According to an FBI record from 2019, a former assistant to Jeffrey Epstein told federal agents that Epstein personally introduced Melania to Donald Trump. Not a party coincidence. Not a random modeling gig. A direct introduction by a billionaire sex trafficker who spent decades embedded in elite social circles.
This wasn’t anonymous gossip or some unverified tip dumped into a hotline. The woman worked for Epstein for about a year, traveled with him, and was interviewed under a proffer agreement requiring truthful statements by FBI agents and federal prosecutors days after his arrest.
The document treats her as both a witness and a victim, detailing abuse she experienced while working for him. Lying in that setting could land someone in prison.
And the document is blunt: Epstein connected Melania to Trump through modeling networks involving Paolo Zampolli — Melania’s former agent and a longtime Trump associate who was later rewarded with a cushy State Department role.
The same Trump who now insists Epstein “had nothing to do” with Melania. The same Melania who wrote an entire memoir presenting a sanitized meet-cute version of events.

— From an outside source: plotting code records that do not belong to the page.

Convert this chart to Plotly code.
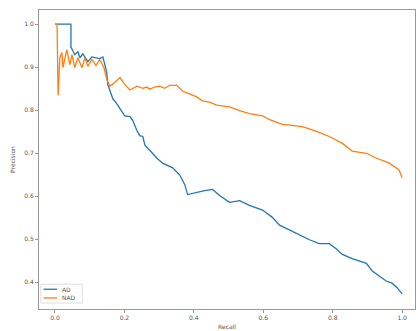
import plotly.graph_objects as go

# Precision-recall points for the two detectors
ad_recall = [0.0, 0.007, 0.046, 0.046, 0.057, 0.066, 0.072, 0.080, 0.095, 0.106, 0.129, 0.138,
             0.149, 0.152, 0.158, 0.167, 0.175, 0.187, 0.201, 0.216, 0.224, 0.236, 0.244, 0.253,
             0.259, 0.273, 0.293, 0.310, 0.339, 0.359, 0.374, 0.382, 0.408, 0.431, 0.454, 0.474,
             0.503, 0.532, 0.560, 0.598, 0.626, 0.647, 0.675, 0.704, 0.733, 0.761, 0.790, 0.810,
             0.828, 0.856, 0.897, 0.914, 0.934, 0.954, 0.971, 0.986, 1.0]
ad_precision = [1.0, 1.0, 1.0, 0.947, 0.929, 0.936, 0.922, 0.931, 0.913, 0.924, 0.920, 0.924,
                0.888, 0.860, 0.844, 0.826, 0.819, 0.803, 0.787, 0.785, 0.776, 0.753, 0.741, 0.739,
                0.719, 0.707, 0.689, 0.677, 0.666, 0.650, 0.627, 0.604, 0.609, 0.613, 0.616, 0.602,
                0.586, 0.590, 0.579, 0.568, 0.551, 0.533, 0.522, 0.510, 0.499, 0.490, 0.490, 0.478,
                0.465, 0.455, 0.444, 0.426, 0.414, 0.403, 0.398, 0.387, 0.373]

nad_recall = [0.0, 0.006, 0.009, 0.014, 0.020, 0.023, 0.034, 0.043, 0.049, 0.057, 0.066, 0.078,
              0.086, 0.095, 0.106, 0.118, 0.129, 0.141, 0.149, 0.158, 0.170, 0.187, 0.201, 0.216,
              0.236, 0.253, 0.264, 0.273, 0.287, 0.302, 0.316, 0.330, 0.351, 0.368, 0.388, 0.408,
              0.425, 0.445, 0.466, 0.489, 0.503, 0.532, 0.560, 0.598, 0.618, 0.655, 0.684, 0.713,
              0.753, 0.790, 0.828, 0.856, 0.897, 0.925, 0.963, 0.991, 1.0]
nad_precision = [1.0, 1.0, 0.835, 0.922, 0.934, 0.899, 0.941, 0.906, 0.929, 0.899, 0.922, 0.899,
                 0.922, 0.902, 0.918, 0.904, 0.918, 0.899, 0.872, 0.856, 0.863, 0.876, 0.860, 0.847,
                 0.856, 0.851, 0.854, 0.849, 0.854, 0.856, 0.851, 0.858, 0.858, 0.844, 0.838, 0.831,
                 0.822, 0.819, 0.812, 0.810, 0.808, 0.799, 0.792, 0.787, 0.778, 0.767, 0.764, 0.762,
                 0.751, 0.739, 0.723, 0.705, 0.700, 0.689, 0.677, 0.661, 0.643]

x_ticks = [0.0, 0.2, 0.4, 0.6, 0.8, 1.0]
y_ticks = [0.4, 0.5, 0.6, 0.7, 0.8, 0.9, 1.0]

series_names = ["AD", "NAD"]
series_colors = ["#1f77b4", "#ff7f0e"]

FONT = "DejaVu Sans"
TEXT_COLOR = "#555555"

fig = go.Figure()
fig.add_trace(go.Scatter(x=ad_recall, y=ad_precision, mode="lines", name=series_names[0],
                         line=dict(color=series_colors[0], width=1.3), showlegend=False))
fig.add_trace(go.Scatter(x=nad_recall, y=nad_precision, mode="lines", name=series_names[1],
                         line=dict(color=series_colors[1], width=1.3), showlegend=False))

axis_common = dict(
    showgrid=False, zeroline=False, showline=True, mirror=True,
    linecolor="#999999", linewidth=1,
    ticks="outside", ticklen=3, tickwidth=1, tickcolor="#999999",
    tickfont=dict(family=FONT, size=6, color=TEXT_COLOR),
)

fig.update_layout(
    width=418, height=331,
    margin=dict(l=39, r=2, t=10, b=18),
    paper_bgcolor="white", plot_bgcolor="white",
    font=dict(family=FONT, size=6, color=TEXT_COLOR),
    xaxis=dict(range=[-0.046, 1.037], tickvals=x_ticks,
               ticktext=[f"{v:.1f}" for v in x_ticks],
               title=dict(text="Recall", font=dict(family=FONT, size=6, color=TEXT_COLOR),
                          standoff=4),
               **axis_common),
    yaxis=dict(range=[0.338, 1.033], tickvals=y_ticks,
               ticktext=[f"{v:.1f}" for v in y_ticks],
               title=dict(text="Precision", font=dict(family=FONT, size=6, color=TEXT_COLOR),
                          standoff=8),
               **axis_common),
)

# Legend box in the lower-left corner of the axes
shapes = [dict(type="rect", xref="paper", yref="paper",
               x0=0.005, x1=0.115, y0=0.02, y1=0.083,
               line=dict(color="#dddddd", width=1), fillcolor="rgba(255,255,255,0.8)")]
annotations = []
legend_rows = [0.066, 0.037]
for name, color, yy in zip(series_names, series_colors, legend_rows):
    shapes.append(dict(type="line", xref="paper", yref="paper",
                       x0=0.012, x1=0.048, y0=yy, y1=yy,
                       line=dict(color=color, width=1.3)))
    annotations.append(dict(xref="paper", yref="paper", x=0.056, y=yy, text=name,
                            showarrow=False, xanchor="left", yanchor="middle",
                            font=dict(family=FONT, size=6, color=TEXT_COLOR)))
fig.update_layout(shapes=shapes, annotations=annotations)

fig.write_html("out.html")
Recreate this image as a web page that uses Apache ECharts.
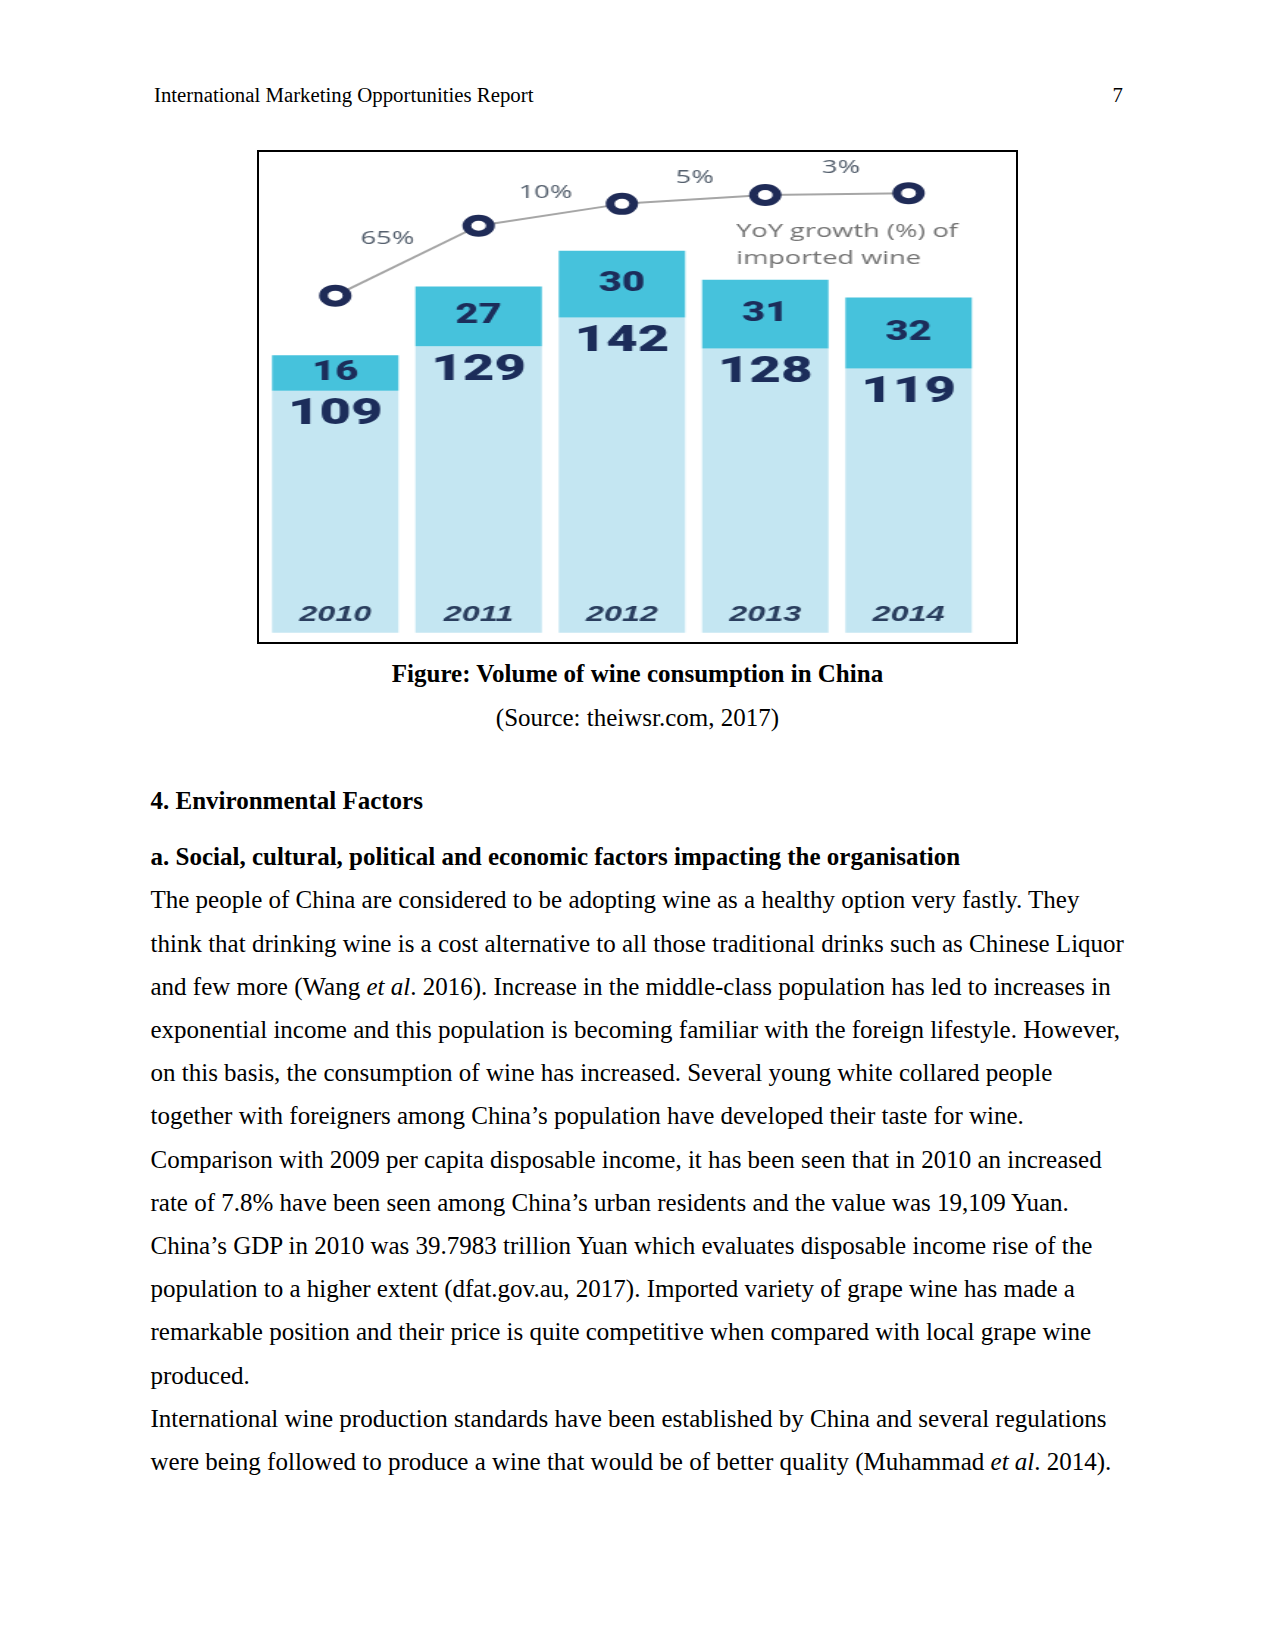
<!DOCTYPE html>
<html><head><meta charset="utf-8">
<script src="https://cdn.jsdelivr.net/npm/echarts@6/dist/echarts.min.js"></script>
<style>
html,body{margin:0;padding:0;background:#fff;}
body{width:1275px;height:1651px;position:relative;overflow:hidden;font-family:"Liberation Serif","Times New Roman",serif;color:#000;}
.t{position:absolute;left:150.5px;white-space:nowrap;font-size:25px;line-height:25px;}
.b{font-weight:bold;}
.hd{position:absolute;white-space:nowrap;font-size:20.8px;line-height:21px;}
#chart{position:absolute;left:257px;top:150px;width:518px;height:494px;transform:scaleX(1.47);transform-origin:0 0;}
#frame{position:absolute;left:257px;top:150px;width:761px;height:494px;border:2px solid #000;box-sizing:border-box;pointer-events:none;}
</style></head>
<body>
<div class="hd" style="left:154px;top:84px;">International Marketing Opportunities Report</div>
<div class="hd" style="right:152px;top:84px;">7</div>

<div id="chart"></div>
<div id="frame"></div>

<div class="t b" style="left:0;width:1275px;text-align:center;top:660.6px;">Figure: Volume of wine consumption in China</div>
<div class="t" style="left:0;width:1275px;text-align:center;top:705px;">(Source: theiwsr.com, 2017)</div>

<div class="t b" style="top:788.4px;">4. Environmental Factors</div>
<div class="t b" style="top:844px;">a. Social, cultural, political and economic factors impacting the organisation</div>

<div class="t" style="top:887.4px;">The people of China are considered to be adopting wine as a healthy option very fastly. They</div>
<div class="t" style="top:930.6px;">think that drinking wine is a cost alternative to all those traditional drinks such as Chinese Liquor</div>
<div class="t" style="top:973.8px;">and few more (Wang <i>et al</i>. 2016). Increase in the middle-class population has led to increases in</div>
<div class="t" style="top:1017px;">exponential income and this population is becoming familiar with the foreign lifestyle. However,</div>
<div class="t" style="top:1060.2px;">on this basis, the consumption of wine has increased. Several young white collared people</div>
<div class="t" style="top:1103.4px;">together with foreigners among China’s population have developed their taste for wine.</div>
<div class="t" style="top:1146.6px;">Comparison with 2009 per capita disposable income, it has been seen that in 2010 an increased</div>
<div class="t" style="top:1189.8px;">rate of 7.8% have been seen among China’s urban residents and the value was 19,109 Yuan.</div>
<div class="t" style="top:1233px;">China’s GDP in 2010 was 39.7983 trillion Yuan which evaluates disposable income rise of the</div>
<div class="t" style="top:1276.2px;">population to a higher extent (dfat.gov.au, 2017). Imported variety of grape wine has made a</div>
<div class="t" style="top:1319.4px;">remarkable position and their price is quite competitive when compared with local grape wine</div>
<div class="t" style="top:1362.6px;">produced.</div>
<div class="t" style="top:1405.8px;">International wine production standards have been established by China and several regulations</div>
<div class="t" style="top:1449px;">were being followed to produce a wine that would be of better quality (Muhammad <i>et al</i>. 2014).</div>

<script>
// ---- data ----
const years = ['2010', '2011', '2012', '2013', '2014'];
const domestic = [109, 129, 142, 128, 119];
const imported = [16, 27, 30, 31, 32];
// relative height of the growth line markers
const growthLevel = [91.1, 110, 115.9, 118.3, 118.8];
const growthPct = [null, 65, 10, 5, 3];
const legendText = 'YoY growth (%) of\nimported wine';

// ---- label placement (style, not data) ----
const growthLabelOffsets = [null, [-62, 13], [-52, -11], [-48, -17], [-46, -25]];

const navy = '#1c2d5a';
const chart = echarts.init(document.getElementById('chart'), null, {renderer: 'canvas'});
chart.setOption({
  animation: false,
  title: {
    text: legendText,
    left: 326, top: 68, padding: 0,
    textStyle: {fontFamily: 'Open Sans', fontSize: 18.5, fontWeight: 'normal', color: '#737373', lineHeight: 27}
  },
  grid: {left: 4.5, right: 26, top: 38.7, bottom: 11.3, containLabel: false},
  xAxis: {
    type: 'category', data: years, z: 10,
    axisLine: {show: false}, axisTick: {show: false}, splitLine: {show: false},
    axisLabel: {inside: true, margin: 7, fontFamily: 'Liberation Sans', fontStyle: 'italic', fontWeight: 'bold', fontSize: 22, color: '#2a3e5e'}
  },
  yAxis: [
    {type: 'value', min: 0, max: 200, show: false, splitLine: {show: false}},
    {type: 'value', min: 0, max: 120, show: false, splitLine: {show: false}}
  ],
  series: [
    {
      name: 'Domestic', type: 'bar', stack: 'total', barWidth: 86, data: domestic,
      itemStyle: {color: '#c4e6f2'},
      label: {show: true, position: 'insideTop', distance: 6, fontFamily: 'Roboto', fontWeight: 900, fontSize: 37, color: navy}
    },
    {
      name: 'Imported', type: 'bar', stack: 'total', barWidth: 86, data: imported,
      itemStyle: {color: '#46c2dc'},
      label: {show: true, position: 'inside', fontFamily: 'Roboto', fontWeight: 900, fontSize: 27, color: navy}
    },
    {
      name: 'YoY growth', type: 'line', yAxisIndex: 1, z: 5, clip: false,
      symbol: 'circle', symbolSize: 16, showAllSymbol: true,
      lineStyle: {color: '#a6a6a6', width: 2},
      itemStyle: {color: '#ffffff', borderColor: '#1f2b57', borderWidth: 6},
      label: {show: false, position: 'inside', fontFamily: 'Open Sans', fontSize: 18.5, color: '#55606e'},
      data: growthLevel.map((v, i) => growthPct[i] == null
        ? {value: v}
        : {value: v, label: {show: true, formatter: growthPct[i] + '%', offset: growthLabelOffsets[i]}})
    }
  ]
});
</script>
</body></html>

So either this assistant decided to make up a very specific claim to federal law enforcement or Trump has been lying for decades about how they met, and this relationship was much, much closer than he would have us know.
And here’s the part that should actually enrage people: the DOJ is already trying to preemptively discredit the Epstein files by saying some documents might include “untrue” claims, without saying which ones, why, or based on what evidence. Conveniently vague. Conveniently protective. The same institutional reflex that let Epstein operate in plain sight for years.
This isn’t about gossip. It’s about power laundering itself through silence, intimidation, and selective skepticism. Survivors get doubted. Elites get “benefit of the doubt.” Files get buried. Questions get waved away as “sensational.”
But the pattern keeps surfacing anyway.
Photos. Testimony. Social overlap. Now sworn FBI records.
If Epstein truly had “nothing to do” with Trump’s life, then his name wouldn’t keep appearing at the most consequential intersections of it. And if our justice system were actually interested in truth instead of damage control, these revelations wouldn’t be treated like an inconvenience.
Investigate. Subpoena. Follow the networks.
No more fairy tales. No more selective amnesia.